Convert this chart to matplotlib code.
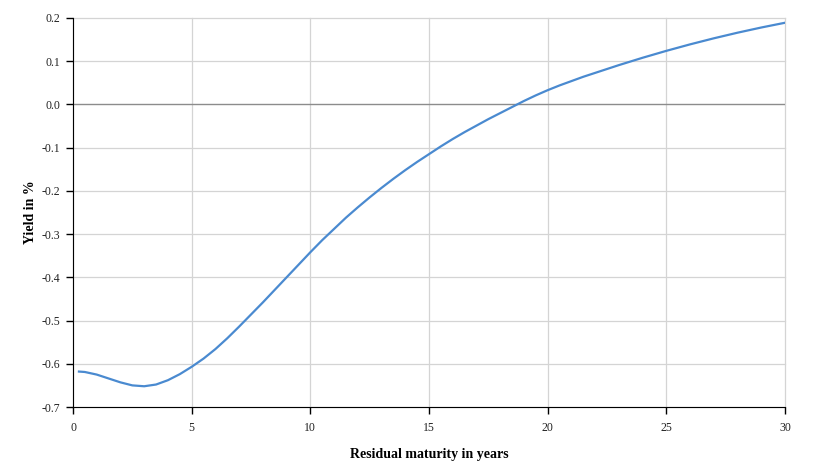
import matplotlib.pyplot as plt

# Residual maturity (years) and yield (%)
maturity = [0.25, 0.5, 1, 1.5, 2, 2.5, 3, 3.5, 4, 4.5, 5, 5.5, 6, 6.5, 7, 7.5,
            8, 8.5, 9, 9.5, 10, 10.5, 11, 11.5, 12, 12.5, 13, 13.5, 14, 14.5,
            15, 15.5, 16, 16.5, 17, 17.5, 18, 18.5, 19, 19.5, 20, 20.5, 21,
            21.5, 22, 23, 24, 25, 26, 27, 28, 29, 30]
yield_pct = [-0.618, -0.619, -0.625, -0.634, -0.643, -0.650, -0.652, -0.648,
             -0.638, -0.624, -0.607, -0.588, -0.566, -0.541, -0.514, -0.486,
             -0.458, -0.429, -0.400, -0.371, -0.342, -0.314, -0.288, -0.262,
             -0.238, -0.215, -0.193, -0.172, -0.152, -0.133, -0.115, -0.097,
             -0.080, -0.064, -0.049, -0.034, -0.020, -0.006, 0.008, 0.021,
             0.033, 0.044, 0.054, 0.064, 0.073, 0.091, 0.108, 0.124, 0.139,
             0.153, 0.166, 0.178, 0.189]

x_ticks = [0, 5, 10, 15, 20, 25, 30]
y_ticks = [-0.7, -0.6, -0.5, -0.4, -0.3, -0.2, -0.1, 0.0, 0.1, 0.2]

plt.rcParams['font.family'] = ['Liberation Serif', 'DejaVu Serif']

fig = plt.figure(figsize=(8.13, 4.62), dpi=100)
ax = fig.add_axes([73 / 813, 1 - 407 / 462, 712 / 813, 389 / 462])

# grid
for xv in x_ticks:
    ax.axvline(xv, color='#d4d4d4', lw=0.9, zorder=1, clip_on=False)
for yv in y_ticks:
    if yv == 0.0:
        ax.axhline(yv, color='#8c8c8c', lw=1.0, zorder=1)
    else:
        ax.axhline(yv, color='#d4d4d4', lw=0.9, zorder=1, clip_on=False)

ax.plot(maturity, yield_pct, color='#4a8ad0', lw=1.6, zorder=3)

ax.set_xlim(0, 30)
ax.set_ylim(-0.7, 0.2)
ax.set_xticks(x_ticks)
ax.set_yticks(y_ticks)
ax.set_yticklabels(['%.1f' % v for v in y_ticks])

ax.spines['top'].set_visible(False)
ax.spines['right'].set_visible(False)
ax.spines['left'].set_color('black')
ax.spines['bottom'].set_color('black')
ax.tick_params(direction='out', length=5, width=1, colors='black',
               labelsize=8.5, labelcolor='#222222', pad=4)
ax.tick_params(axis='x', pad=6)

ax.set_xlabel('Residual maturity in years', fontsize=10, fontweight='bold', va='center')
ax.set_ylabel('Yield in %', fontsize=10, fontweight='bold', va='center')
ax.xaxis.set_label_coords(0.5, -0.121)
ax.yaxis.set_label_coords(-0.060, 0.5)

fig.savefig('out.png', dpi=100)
========
What is asked =>
Set down all the data again exactly as above, pictures excluded.

Exercise result =>
Convert this chart to matplotlib code.
import matplotlib.pyplot as plt

# Residual maturity (years) and yield (%)
maturity = [0.25, 0.5, 1, 1.5, 2, 2.5, 3, 3.5, 4, 4.5, 5, 5.5, 6, 6.5, 7, 7.5,
            8, 8.5, 9, 9.5, 10, 10.5, 11, 11.5, 12, 12.5, 13, 13.5, 14, 14.5,
            15, 15.5, 16, 16.5, 17, 17.5, 18, 18.5, 19, 19.5, 20, 20.5, 21,
            21.5, 22, 23, 24, 25, 26, 27, 28, 29, 30]
yield_pct = [-0.618, -0.619, -0.625, -0.634, -0.643, -0.650, -0.652, -0.648,
             -0.638, -0.624, -0.607, -0.588, -0.566, -0.541, -0.514, -0.486,
             -0.458, -0.429, -0.400, -0.371, -0.342, -0.314, -0.288, -0.262,
             -0.238, -0.215, -0.193, -0.172, -0.152, -0.133, -0.115, -0.097,
             -0.080, -0.064, -0.049, -0.034, -0.020, -0.006, 0.008, 0.021,
             0.033, 0.044, 0.054, 0.064, 0.073, 0.091, 0.108, 0.124, 0.139,
             0.153, 0.166, 0.178, 0.189]

x_ticks = [0, 5, 10, 15, 20, 25, 30]
y_ticks = [-0.7, -0.6, -0.5, -0.4, -0.3, -0.2, -0.1, 0.0, 0.1, 0.2]

plt.rcParams['font.family'] = ['Liberation Serif', 'DejaVu Serif']

fig = plt.figure(figsize=(8.13, 4.62), dpi=100)
ax = fig.add_axes([73 / 813, 1 - 407 / 462, 712 / 813, 389 / 462])

# grid
for xv in x_ticks:
    ax.axvline(xv, color='#d4d4d4', lw=0.9, zorder=1, clip_on=False)
for yv in y_ticks:
    if yv == 0.0:
        ax.axhline(yv, color='#8c8c8c', lw=1.0, zorder=1)
    else:
        ax.axhline(yv, color='#d4d4d4', lw=0.9, zorder=1, clip_on=False)

ax.plot(maturity, yield_pct, color='#4a8ad0', lw=1.6, zorder=3)

ax.set_xlim(0, 30)
ax.set_ylim(-0.7, 0.2)
ax.set_xticks(x_ticks)
ax.set_yticks(y_ticks)
ax.set_yticklabels(['%.1f' % v for v in y_ticks])

ax.spines['top'].set_visible(False)
ax.spines['right'].set_visible(False)
ax.spines['left'].set_color('black')
ax.spines['bottom'].set_color('black')
ax.tick_params(direction='out', length=5, width=1, colors='black',
               labelsize=8.5, labelcolor='#222222', pad=4)
ax.tick_params(axis='x', pad=6)

ax.set_xlabel('Residual maturity in years', fontsize=10, fontweight='bold', va='center')
ax.set_ylabel('Yield in %', fontsize=10, fontweight='bold', va='center')
ax.xaxis.set_label_coords(0.5, -0.121)
ax.yaxis.set_label_coords(-0.060, 0.5)

fig.savefig('out.png', dpi=100)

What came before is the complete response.